The number you are left with, rounded to the nearest whole number, should be between 100 and –100.
For larger data sets you can quickly get the answer you need by using our handy free NPS calculator.
Generally, the higher your score the more desirable it is.
What is Relationship NPS?
Having examined the basics of NPS, we’re ready to explore specific aspects of NPS – the first being Relationship Net Promoter Score.
Relationship NPS (also known as Relational NPS) is essentially focused on finding out how your customers feel about your organisation overall. This metric provides you with a high-level view of customer satisfaction and loyalty, offering a good health check of your brand and valuable data you can use to measure it and compare how you are improving year-on-year.
Relationship NPS uses
When it comes to issuing a Relationship NPS survey, they are ideal in helping you to
- Measure the overall perception of your organisation
- Get a benchmark against internal or external NPS data
- Better understand your customer loyalty
Who should receive your Relationship NPS survey?
This will depend on the goals of your survey program and level of feedback you’re looking for. If you’re looking for a broad picture, you’ll want to survey all your customers. However, if you want to find out the views of specific groups, you’ll want to employ a more focused sample.

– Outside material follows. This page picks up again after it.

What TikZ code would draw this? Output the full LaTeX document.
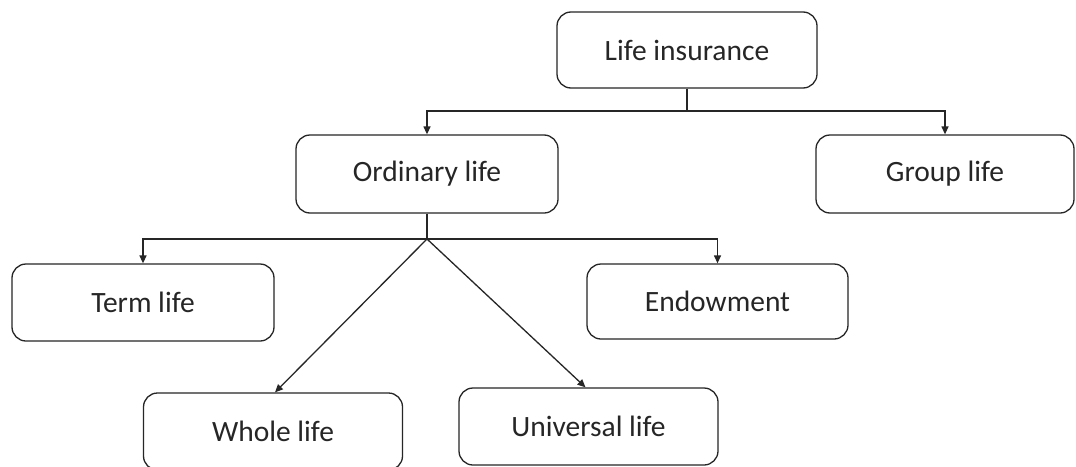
\documentclass[tikz,border=0pt]{standalone}
\usepackage{fontspec}
\setmainfont{Carlito}
\usetikzlibrary{arrows.meta}
\definecolor{ink}{HTML}{262626}
\begin{document}
\begin{tikzpicture}[x=1pt,y=-1pt,
  box/.style={draw=ink, line width=1.3pt, rounded corners=14pt, fill=white,
    minimum width=260pt, minimum height=76pt, text=ink, font=\fontsize{29.5}{34}\selectfont, inner sep=0pt},
  link/.style={draw=ink, line width=1.3pt},
  arrowlink/.style={link, -{Triangle[length=8pt,width=7pt]}}]
\useasboundingbox (0,0) rectangle (1076,466);
\fill[white] (0,0) rectangle (1076,466);

% tree boxes
\node[box] (life) at (687,50) {Life insurance};
\node[box, minimum width=262pt, minimum height=78pt] (ord) at (427,174) {Ordinary life};
\node[box, minimum width=258pt, minimum height=78pt] (group) at (945,174) {Group life};
\node[box, minimum width=262pt, minimum height=77pt] (term) at (143,302.5) {Term life};
\node[box, minimum width=261pt, minimum height=75pt] (endow) at (717.5,301.5) {Endowment};
\node[box, minimum width=259pt, minimum height=77pt] (whole) at (273,431.5) {Whole life};
\node[box, minimum width=259pt, minimum height=77pt] (univ) at (588.5,426.5) {Universal life};

% first level
\coordinate (top) at (687,111);
\draw[link] (life.south) -- (top);
\draw[arrowlink] (top) -| (ord.north);
\draw[arrowlink] (top) -| (group.north);

% second level
\coordinate (hub) at (427,239);
\draw[link] (ord.south) -- (hub);
\draw[arrowlink] (hub) -| (term.north);
\draw[arrowlink] (hub) -| (endow.north);
\draw[arrowlink] (hub) -- ([xshift=2pt]whole.north);
\draw[arrowlink] (hub) -- ([xshift=-3pt]univ.north);
\end{tikzpicture}
\end{document}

For example, while you’re less likely to survey repeat customers, given the fact that they keep coming back, which would indicate that they’re happy with what you’re delivering, you may want to survey non-repeat customers. This can give you a better insight into what the latter group is feeling and what you need to improve to get them returning and buying again.
Best time to send a Relationship NPS survey
The Relationship Net Promoter Score survey is great way for getting a top-level overview of the relationship you have with your customers. So, if you’re to get the most value from this process, you need to be looking to issue your NPS surveys at regular intervals.
While there are no hard and firm rules on this, think about sending them monthly, bi-monthly or quarterly. See also: When to send NPS surveys.
What is Transactional NPS?
Although it uses the same survey methodology, Transactional NPS also looks to address customer satisfaction by exploring customer feelings at a more granular level.
Compared to the more general approach of Relational NPS, the questions in a Transactional NPS survey look to address specific customer interactions with your brand, whether that’s because of a sales, customer support, or even a website experience. The aim is to give you immediate, actionable feedback, which you can use to improve and optimise different touchpoints throughout the customer lifecycle. It also provides every department with a benchmark metric from which it can base future actions against.
Transactional NPS uses
The Transactional NPS is ideal when you want to:
- Identify strengths or weaknesses within different customer interactions
- Create individual metrics for different teams
- Identify actionable insights at a transactional level
Best time to send a Transactional NPS survey
Given the many customer touchpoints that combine to make up the customer experience, it’s not hard to envisage the many instances where the capture and analysis of Transactional NPS data can be hugely valuable.
New customer
By collecting NPS data from new customers you’re quickly able to assess how well they’re rating your onboarding process
Customer support
One of the most common uses of NPS is to issue an NPS question to customers immediately after they’ve been in touch with one of your customer service or support agents to get their views on the experience they’ve just received
Following a purchase
Similarly, by issuing an NPS survey a week or two after your customer has taken delivery of your goods or services, you’re able to get a feel about your customer’s satisfaction with your product, your delivery process and any installation work you may have done
Transactional vs Relationship, what’s best for customer experience?
Having provided an overview of these two different types of NPS, you should now have a better idea of their benefits and when to use them.
However, if you’re wondering which type is best for your customer experience, then the answer is both. This is because each focuses on their own distinct area.
While a Relationship Net Promoter Score survey will give you a better overall idea of customer loyalty a Transactional NPS survey will help determine the quality of a specific service or product.
Therefore, if you only used Transactional NPS surveys, you would be well informed about which customers were most at risk of churn but missing out on the opportunity of identifying your most loyal customers. The opposite would be true if you only used Relational NPS surveys.
So, if you want to get a bigger and more comprehensive picture of your customer experience it pays to combine both approaches.